En cada rincón del mundo donde estalla una guerra, hay jóvenes que empuñan un arma y apuntan a otros jóvenes que no conocen, a personas que jamás les han hecho daño. Lo hacen —según les dicen— en nombre de la patria, de la defensa de una bandera, de una supuesta identidad nacional o incluso de la voluntad de un dios. Pero debajo de esos discursos inflamados, se esconden verdades mucho más oscuras: la guerra no es más que una gigantesca estafa emocional al servicio de intereses económicos, geopolíticos y corporativos.
¿Quién gana con la guerra?
No ganan los pueblos, ni quienes combaten, ni quienes entierran a sus muertos.
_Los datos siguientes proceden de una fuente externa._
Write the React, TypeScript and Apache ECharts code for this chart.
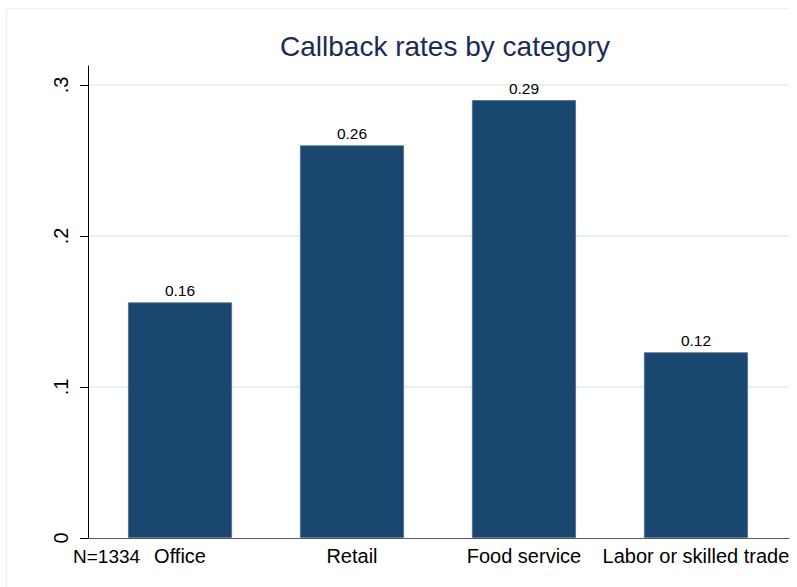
import React, { useEffect, useRef } from "react";
import * as echarts from "echarts";

const categories = ["Office", "Retail", "Food service", "Labor or skilled trade"];
const callbackRates = [0.156, 0.26, 0.29, 0.123];
const barLabels = ["0.16", "0.26", "0.29", "0.12"];
const yTicks = [0, 0.1, 0.2, 0.3];
const yTickLabels = ["0", ".1", ".2", ".3"];
const noteText = "N=1334";
const titleText = "Callback rates by category";

export default function App() {
  const ref = useRef<HTMLDivElement>(null);
  useEffect(() => {
    if (!ref.current) return;
    const chart = echarts.init(ref.current, null, { renderer: "svg" });
    const font = "'Liberation Sans', Arial, Helvetica, sans-serif";
    chart.setOption({
      animation: false,
      backgroundColor: "#ffffff",
      textStyle: { fontFamily: font },
      title: {
        text: titleText,
        left: 440,
        textAlign: "center",
        top: 27,
        textStyle: { fontFamily: font, fontSize: 28, fontWeight: "normal", color: "#1c2b54" },
      },
      grid: { left: 88, right: 8, top: 66, bottom: 49 },
      xAxis: {
        type: "value",
        min: -0.535,
        max: 3.541,
        splitLine: { show: false },
        axisTick: { show: false },
        axisLine: { show: true, onZero: false, lineStyle: { color: "#5a5a5a", width: 1 } },
        axisLabel: {
          customValues: [0, 1, 2, 3],
          formatter: (v: number) => categories[Math.round(v)] ?? "",
          fontSize: 20,
          color: "#000",
          margin: 8,
          fontFamily: font,
        },
      },
      yAxis: {
        type: "value",
        min: 0,
        max: 0.3126,
        splitLine: { show: false },
        axisLine: { show: true, onZero: false, lineStyle: { color: "#000", width: 1 } },
        axisTick: { show: true, customValues: yTicks, length: 8, lineStyle: { color: "#000" } },
        axisLabel: {
          customValues: yTicks,
          rotate: 90,
          formatter: (v: number) => {
            const i = yTicks.findIndex((t) => Math.abs(t - v) < 1e-6);
            return i >= 0 ? yTickLabels[i] : "";
          },
          fontSize: 20,
          color: "#000",
          margin: 17,
          fontFamily: font,
        },
      },
      series: [
        {
          type: "scatter",
          data: callbackRates.map((v, i) => [i, v]),
          symbolSize: 0,
          silent: true,
          z: 0,
          markLine: {
            z: 0,
            silent: true,
            symbol: "none",
            label: { show: false },
            lineStyle: { color: "#e3ecef", width: 1.5, type: "solid" },
            data: yTicks.slice(1).map((t) => ({ yAxis: t })),
          },
        },
        {
          type: "bar",
          data: callbackRates.map((v, i) => [i, v]),
          barWidth: 104,
          itemStyle: { color: "#1a476f", borderColor: "#4a6d8e", borderWidth: 0.8 },
          label: {
            show: true,
            position: "top",
            distance: 4,
            fontSize: 15.5,
            color: "#000",
            fontFamily: font,
            formatter: (p: any) => barLabels[p.dataIndex],
          },
          z: 3,
        },
      ],
      graphic: [
        {
          type: "line",
          shape: { x1: 6, y1: 8.5, x2: 789, y2: 8.5 },
          style: { stroke: "#e8f0f2", lineWidth: 1 },
          silent: true,
        },
        {
          type: "line",
          shape: { x1: 6.5, y1: 8, x2: 6.5, y2: 587 },
          style: { stroke: "#e8f0f2", lineWidth: 1 },
          silent: true,
        },
        {
          type: "text",
          left: 73,
          top: 547,
          style: { text: noteText, fontSize: 19, fill: "#000", fontFamily: font },
        },
      ],
    });
    return () => chart.dispose();
  }, []);
  return (
    <div
      ref={ref}
      style={{ position: "fixed", left: 0, top: 0, width: 797, height: 587, background: "#fff" }}
    />
  );
}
Tampoco ganan los millones de desplazados, mutilados y traumatizados que dejan estos conflictos. Quienes ganan —y mucho— son las grandes empresas de armamento, los gobiernos que aumentan su influencia regional, los especuladores que comercian con materias primas y las élites que desvían la atención de sus propios fracasos internos.
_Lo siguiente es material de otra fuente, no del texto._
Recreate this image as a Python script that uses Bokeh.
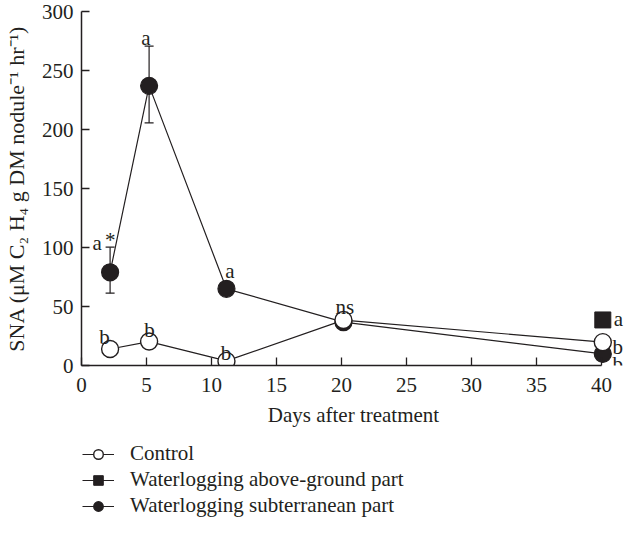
from bokeh.plotting import figure
from bokeh.layouts import column
from bokeh.models import ColumnDataSource, Whisker, TeeHead, Legend, LegendItem, Range1d, FixedTicker
from bokeh.core.properties import value
from bokeh.embed import file_html
from bokeh.resources import INLINE

# ---- data ----
days = [2.2, 5.2, 11.15, 20.15, 40.1]
control = [14, 20.3, 3.9, 38.5, 19.8]
subterranean = [79, 237, 65, 36.7, 9.8]
above_days = [40.1]
above_ground = [38.6]
err_days = [2.2, 5.2]
err_lower = [61.3, 205.6]
err_upper = [100.3, 270.7]

ann_x = [0.85, 1.8, 4.6, 11.05, 19.54, 1.36, 4.82, 10.72, 40.95, 40.85, 40.85]
ann_y = [104.0, 106.5, 277.8, 79.7, 50.0, 24.5, 30.2, 11.0, 39.2, 15.4, 1.2]
ann_text = ["a", "*", "a", "a", "ns", "b", "b", "b", "a", "b", "b"]

series_labels = ["Control", "Waterlogging above-ground part", "Waterlogging subterranean part"]

x_ticks = [0, 5, 10, 15, 20, 25, 30, 35, 40]
y_ticks = [0, 50, 100, 150, 200, 250, 300]

INK = "#231f20"
FONT = "Liberation Serif"
FS = "21px"

p = figure(
    frame_width=544, frame_height=354,
    min_border_left=76, min_border_right=0, min_border_top=11, min_border_bottom=70,
    x_range=Range1d(0, 544 / 13.0), y_range=Range1d(0, 300),
    output_backend="svg", toolbar_location=None,
    background_fill_color="white", border_fill_color="white",
)
p.outline_line_color = None
p.xgrid.grid_line_color = None
p.ygrid.grid_line_color = None

for ax in (p.xaxis[0], p.yaxis[0]):
    ax.axis_line_color = INK
    ax.axis_line_width = 1.5
    ax.major_tick_line_color = INK
    ax.major_tick_line_width = 1.3
    ax.major_tick_in = 8
    ax.major_tick_out = 0
    ax.minor_tick_line_color = None
    ax.major_label_text_font = FONT
    ax.major_label_text_font_size = FS
    ax.major_label_text_color = INK
    ax.axis_label_text_font = FONT
    ax.axis_label_text_font_size = FS
    ax.axis_label_text_font_style = "normal"
    ax.axis_label_text_color = INK

p.xaxis.ticker = FixedTicker(ticks=x_ticks)
p.yaxis.ticker = FixedTicker(ticks=y_ticks)
p.xaxis.bounds = (0, 40)
p.yaxis.bounds = (0, 300)
p.xaxis.major_label_standoff = 12
p.yaxis.major_label_standoff = 8
p.xaxis.axis_label = "Days after treatment"
p.xaxis.axis_label_standoff = 8
p.yaxis.axis_label = "SNA (\u03bcM C\u2082 H\u2084 g DM nodule\u207b\u00b9 hr\u207b\u00b9)"
p.yaxis.axis_label_text_font_size = "22px"
p.yaxis.axis_label_standoff = 10

# error bars
err_src = ColumnDataSource(dict(x=err_days, lower=err_lower, upper=err_upper))
wh = Whisker(source=err_src, base="x", lower="lower", upper="upper",
             line_color=INK, line_width=1.2,
             upper_head=TeeHead(size=9, line_color=INK, line_width=1.2),
             lower_head=TeeHead(size=9, line_color=INK, line_width=1.2))
p.add_layout(wh)

# series
src_c = ColumnDataSource(dict(x=days, y=control))
src_s = ColumnDataSource(dict(x=days, y=subterranean))
src_a = ColumnDataSource(dict(x=above_days, y=above_ground))

line_kw = dict(line_color=INK, line_width=1.2)
c_kw = dict(marker="circle", size=17, fill_color="white", line_color=INK, line_width=1.4)
s_kw = dict(marker="circle", size=17, fill_color=INK, line_color=INK, line_width=1.2)
a_kw = dict(marker="square", size=16, fill_color=INK, line_color=INK, line_width=1)

p.line("x", "y", source=src_s, **line_kw)
p.line("x", "y", source=src_c, **line_kw)
p.scatter("x", "y", source=src_s, **s_kw)
p.scatter("x", "y", source=src_c, **c_kw)
p.scatter("x", "y", source=src_a, **a_kw)

# significance letters
ann_src = ColumnDataSource(dict(x=ann_x, y=ann_y, t=ann_text))
p.text("x", "y", text="t", source=ann_src, text_font=value(FONT),
       text_font_size=FS, text_color=INK,
       text_align="left", text_baseline="alphabetic")

# ---- legend strip below the chart (its frame is aligned with the chart frame) ----
leg = figure(
    width=620, height=84,
    min_border_left=0, min_border_right=0, min_border_top=0, min_border_bottom=0,
    x_range=Range1d(1000, 1001), y_range=Range1d(1000, 1001),
    x_axis_location=None, y_axis_location=None,
    output_backend="svg", toolbar_location=None,
    background_fill_color="white", border_fill_color="white",
)
leg.outline_line_color = None
leg.xgrid.grid_line_color = None
leg.ygrid.grid_line_color = None

lc = leg.line("x", "y", source=src_c, **line_kw)
mc = leg.scatter("x", "y", source=src_c, **c_kw)
la = leg.line("x", "y", source=src_a, **line_kw)
ma = leg.scatter("x", "y", source=src_a, **a_kw)
ls = leg.line("x", "y", source=src_s, **line_kw)
ms = leg.scatter("x", "y", source=src_s, **s_kw)

legend = Legend(items=[
    LegendItem(label=series_labels[0], renderers=[lc, mc]),
    LegendItem(label=series_labels[1], renderers=[la, ma]),
    LegendItem(label=series_labels[2], renderers=[ls, ms]),
], location=(1, 1), orientation="vertical")
legend.border_line_color = None
legend.background_fill_color = None
legend.background_fill_alpha = 0
legend.padding = 0
legend.margin = 0
legend.spacing = 1
legend.glyph_width = 32
legend.glyph_height = 24
legend.label_height = 24
legend.label_standoff = 16
legend.label_text_font = FONT
legend.label_text_font_size = FS
legend.label_text_color = INK
leg.add_layout(legend, "center")

layout = column(p, leg, spacing=0)
open("out.html", "w").write(file_html(layout, INLINE))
En cada guerra, hay fábricas que multiplican beneficios, bolsas que suben con el anuncio de un conflicto, políticos que se consolidan agitando banderas, y grandes medios que alimentan el odio para hacer negocio con la audiencia.
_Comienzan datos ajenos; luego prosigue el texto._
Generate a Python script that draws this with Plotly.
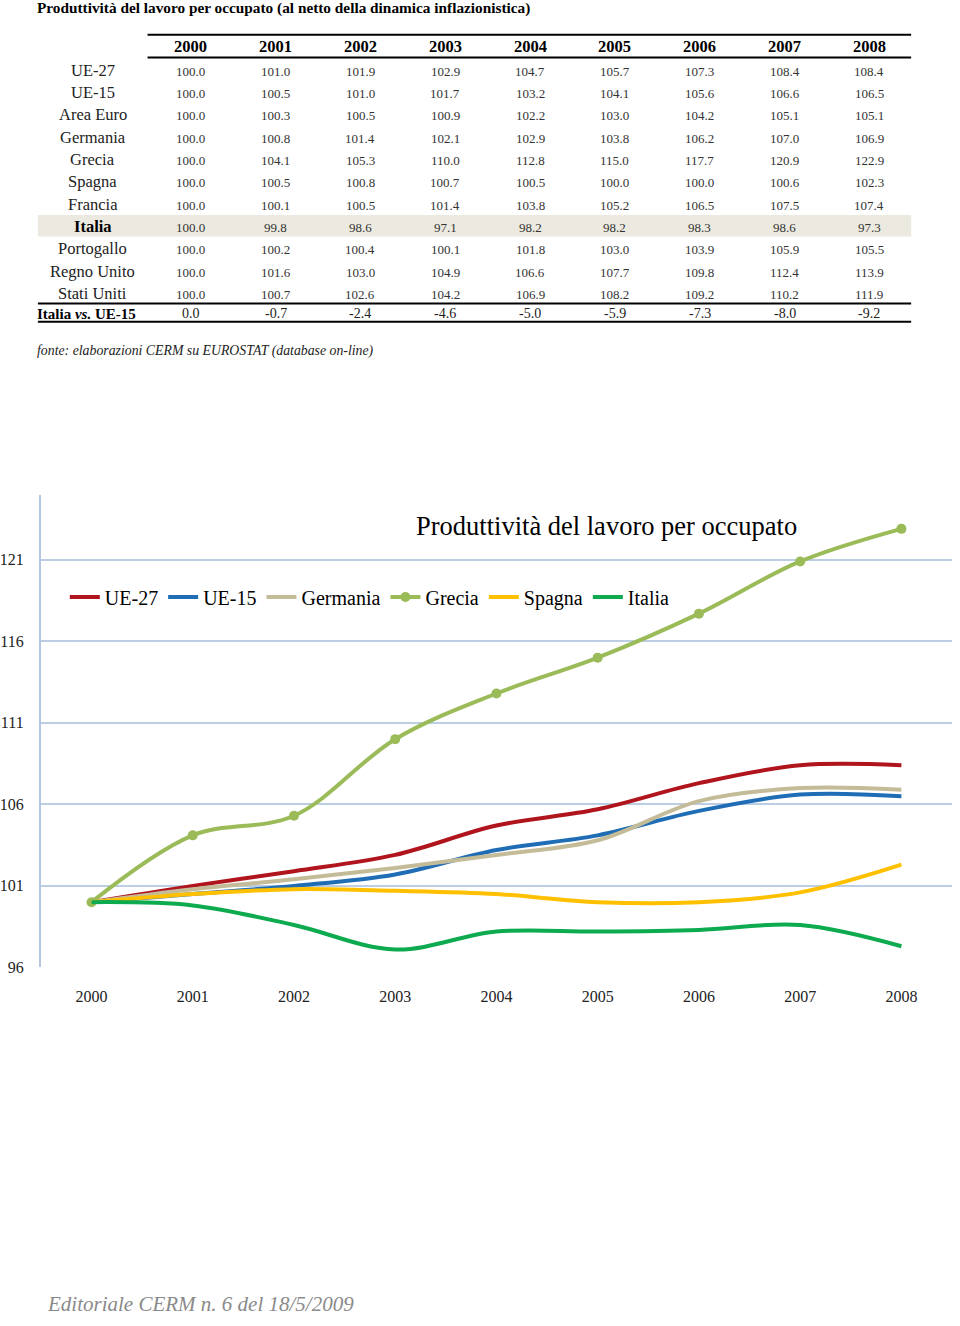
import plotly.graph_objects as go

W, H = 960, 1326

years = ["2000", "2001", "2002", "2003", "2004", "2005", "2006", "2007", "2008"]

# table data
row_names = ["UE-27", "UE-15", "Area Euro", "Germania", "Grecia", "Spagna",
             "Francia", "Italia", "Portogallo", "Regno Unito", "Stati Uniti"]
ue27 = [100.0, 101.0, 101.9, 102.9, 104.7, 105.7, 107.3, 108.4, 108.4]
ue15 = [100.0, 100.5, 101.0, 101.7, 103.2, 104.1, 105.6, 106.6, 106.5]
area_euro = [100.0, 100.3, 100.5, 100.9, 102.2, 103.0, 104.2, 105.1, 105.1]
germania = [100.0, 100.8, 101.4, 102.1, 102.9, 103.8, 106.2, 107.0, 106.9]
grecia = [100.0, 104.1, 105.3, 110.0, 112.8, 115.0, 117.7, 120.9, 122.9]
spagna = [100.0, 100.5, 100.8, 100.7, 100.5, 100.0, 100.0, 100.6, 102.3]
francia = [100.0, 100.1, 100.5, 101.4, 103.8, 105.2, 106.5, 107.5, 107.4]
italia = [100.0, 99.8, 98.6, 97.1, 98.2, 98.2, 98.3, 98.6, 97.3]
portogallo = [100.0, 100.2, 100.4, 100.1, 101.8, 103.0, 103.9, 105.9, 105.5]
regno_unito = [100.0, 101.6, 103.0, 104.9, 106.6, 107.7, 109.8, 112.4, 113.9]
stati_uniti = [100.0, 100.7, 102.6, 104.2, 106.9, 108.2, 109.2, 110.2, 111.9]
italia_vs_ue15 = [0.0, -0.7, -2.4, -4.6, -5.0, -5.9, -7.3, -8.0, -9.2]

table_rows = [ue27, ue15, area_euro, germania, grecia, spagna,
              francia, italia, portogallo, regno_unito, stati_uniti]

# chart series
chart_names = ["UE-27", "UE-15", "Germania", "Grecia", "Spagna", "Italia"]
chart_series = [ue27, ue15, germania, grecia, spagna, italia]
chart_colors = ["#B0141C", "#1F6DB5", "#C4BC99", "#9BBB59", "#FFC000", "#0DAA4F"]

y_ticks = [96, 101, 106, 111, 116, 121]

SERIF = "Liberation Serif"


def xp(x):
    return x / W


def yp(y):
    return 1 - y / H


fig = go.Figure()

for name, vals, col in zip(chart_names, chart_series, chart_colors):
    is_gr = name == "Grecia"
    fig.add_trace(go.Scatter(
        x=years, y=vals, name=name,
        mode="lines+markers" if is_gr else "lines",
        line=dict(color=col, width=4, shape="spline", smoothing=1.0),
        marker=dict(size=10, color=col) if is_gr else None,
    ))

annotations = []
shapes = []

# table title
annotations.append(dict(
    x=xp(32), y=yp(8), xref="paper", yref="paper", xanchor="left", yanchor="middle",
    text="<b>Produttività del lavoro per occupato (al netto della dinamica inflazionistica)</b>",
    showarrow=False, font=dict(family=SERIF, size=15.3, color="#000")))

col_x0 = 188.3
col_dx = 85.1
row_y0 = 70.7
row_dy = 22.5

# Italia highlight
shapes.append(dict(type="rect", xref="paper", yref="paper",
                   x0=xp(35), x1=xp(911), y0=yp(216.5), y1=yp(238),
                   fillcolor="#ECEAE0", line=dict(width=0), layer="below"))

# rules
for (x0, x1, y) in [(145, 911, 35), (145, 911, 58), (35, 911, 305.5), (35, 911, 324)]:
    shapes.append(dict(type="line", xref="paper", yref="paper",
                       x0=xp(x0), x1=xp(x1), y0=yp(y), y1=yp(y),
                       line=dict(color="#000", width=2)))

# header
for j, yr in enumerate(years):
    annotations.append(dict(
        x=xp(col_x0 + j * col_dx), y=yp(47.3), xref="paper", yref="paper",
        xanchor="center", yanchor="middle", text="<b>" + yr + "</b>",
        showarrow=False, font=dict(family=SERIF, size=16.5, color="#000")))

# rows
for i, (nm, vals) in enumerate(zip(row_names, table_rows)):
    ry = row_y0 + i * row_dy
    bold = nm == "Italia"
    annotations.append(dict(
        x=xp(90), y=yp(ry), xref="paper", yref="paper", xanchor="center", yanchor="middle",
        text=("<b>%s</b>" % nm) if bold else nm, showarrow=False,
        font=dict(family=SERIF, size=16.5, color="#000" if bold else "#222")))
    for j, v in enumerate(vals):
        annotations.append(dict(
            x=xp(col_x0 + j * col_dx), y=yp(ry + 1), xref="paper", yref="paper",
            xanchor="center", yanchor="middle", text="%.1f" % v, showarrow=False,
            font=dict(family=SERIF, size=13, color="#333")))

# last row
ly = 315.7
annotations.append(dict(
    x=xp(32), y=yp(ly), xref="paper", yref="paper", xanchor="left", yanchor="middle",
    text="<b>Italia <i>vs.</i> UE-15</b>", showarrow=False,
    font=dict(family=SERIF, size=15, color="#000")))
for j, v in enumerate(italia_vs_ue15):
    annotations.append(dict(
        x=xp(col_x0 + j * col_dx), y=yp(ly), xref="paper", yref="paper",
        xanchor="center", yanchor="middle", text="%.1f" % v, showarrow=False,
        font=dict(family=SERIF, size=14, color="#222")))

# source
annotations.append(dict(
    x=xp(32), y=yp(353), xref="paper", yref="paper", xanchor="left", yanchor="middle",
    text="<i>fonte: elaborazioni CERM su EUROSTAT (database on-line)</i>", showarrow=False,
    font=dict(family=SERIF, size=13.8, color="#222")))

# chart title
annotations.append(dict(
    x=xp(605), y=yp(530), xref="paper", yref="paper", xanchor="center", yanchor="middle",
    text="Produttività del lavoro per occupato", showarrow=False,
    font=dict(family=SERIF, size=26.5, color="#000")))

# footer
annotations.append(dict(
    x=xp(42), y=yp(1313), xref="paper", yref="paper", xanchor="left", yanchor="middle",
    text="<i>Editoriale CERM n. 6 del 18/5/2009</i>", showarrow=False,
    font=dict(family=SERIF, size=21, color="#8a8a8a")))

fig.update_layout(
    width=W, height=H,
    margin=dict(l=0, r=0, t=0, b=0),
    paper_bgcolor="white", plot_bgcolor="white",
    font=dict(family=SERIF, color="#000"),
    showlegend=True,
    legend=dict(orientation="h", x=xp(62), y=yp(601), xanchor="left", yanchor="middle",
                font=dict(family=SERIF, size=20, color="#000"),
                bgcolor="rgba(0,0,0,0)", itemwidth=30, tracegroupgap=0),
    xaxis=dict(domain=[xp(38), xp(952)], type="category", range=[-0.5, 8.5],
               showgrid=False, zeroline=False, showline=False,
               ticks="outside", ticklen=14, tickcolor="rgba(0,0,0,0)",
               tickfont=dict(family=SERIF, size=16, color="#222")),
    yaxis=dict(domain=[yp(974), yp(498)], range=[96, 125],
               tickvals=y_ticks, ticktext=[str(t) for t in y_ticks],
               showgrid=True, gridcolor="#BCCEE4", gridwidth=1.5,
               zeroline=False, showline=True, linecolor="#B4C7E0", linewidth=2,
               ticks="outside", ticklen=12, tickcolor="rgba(0,0,0,0)",
               tickfont=dict(family=SERIF, size=16, color="#222")),
    annotations=annotations, shapes=shapes,
)

fig.write_html(
    "out.html",
    config={"displayModeBar": False, "responsive": False},
    post_script=("document.body.style.margin='0';"
                 "document.body.style.overflow='hidden';"
                 "document.documentElement.style.overflow='hidden';"),
)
La bandera como trapo que tapa intereses
Nos hacen creer que los colores de una tela —una bandera— justifican el asesinato de seres humanos. Se nos educa para amar “nuestra” patria, pero no se nos explica que ese amor se convierte, a menudo, en la justificación para odiar a los demás. Las fronteras, muchas veces dibujadas con sangre y colonización, se convierten en campos de batalla donde mueren personas por el capricho o el cálculo de quienes jamás pisarán el frente.
Religiones enfrentadas por poder, no por fe
Las guerras religiosas tampoco lo son. No se trata de Dios, de Alá, de Yahvé o de ningún otro nombre sagrado. Se trata de controlar territorios, recursos, mentes. Se trata de manipular la fe para provocar miedo y movilizar a poblaciones enteras hacia el fanatismo, mientras los que organizan la matanza negocian con petróleo, gas o contratos de reconstrucción.
Una resistencia necesaria, una resistencia pacífica
Frente a esta sinrazón, solo queda una alternativa digna y humana: la resistencia pacífica. Decir no. No a la guerra. No al militarismo. No al discurso del odio y el enemigo interno o externo.
La ciudadanía tiene más poder del que cree. Nuestra voz, nuestro voto, nuestras decisiones de consumo y de participación pueden ser herramientas decisivas para bloquear el engranaje de la guerra. Podemos exigir gobiernos que no financien conflictos, medios que no propaguen la mentira belicista, escuelas que enseñen el valor de la vida y no el culto a la muerte.
La paz como acto de valentía colectiva
No hay mayor valentía que negarse a matar. No hay mayor revolución que desobedecer el mandato de la guerra. No hay mayor honor que alzar la voz por la paz cuando todo nos empuja al odio. La historia nos ha enseñado que ninguna guerra nos hace más libres ni más seguros. Solo nos hace más pobres, más rotos y más manipulables.
Es hora de romper el hechizo. De desenmascarar la gran mentira. De recordar que ningún dios, ninguna bandera, ningún trozo de tierra vale la vida de un solo ser humano. Y de construir, desde abajo y desde ahora, una cultura de paz radical, decidida y comprometida.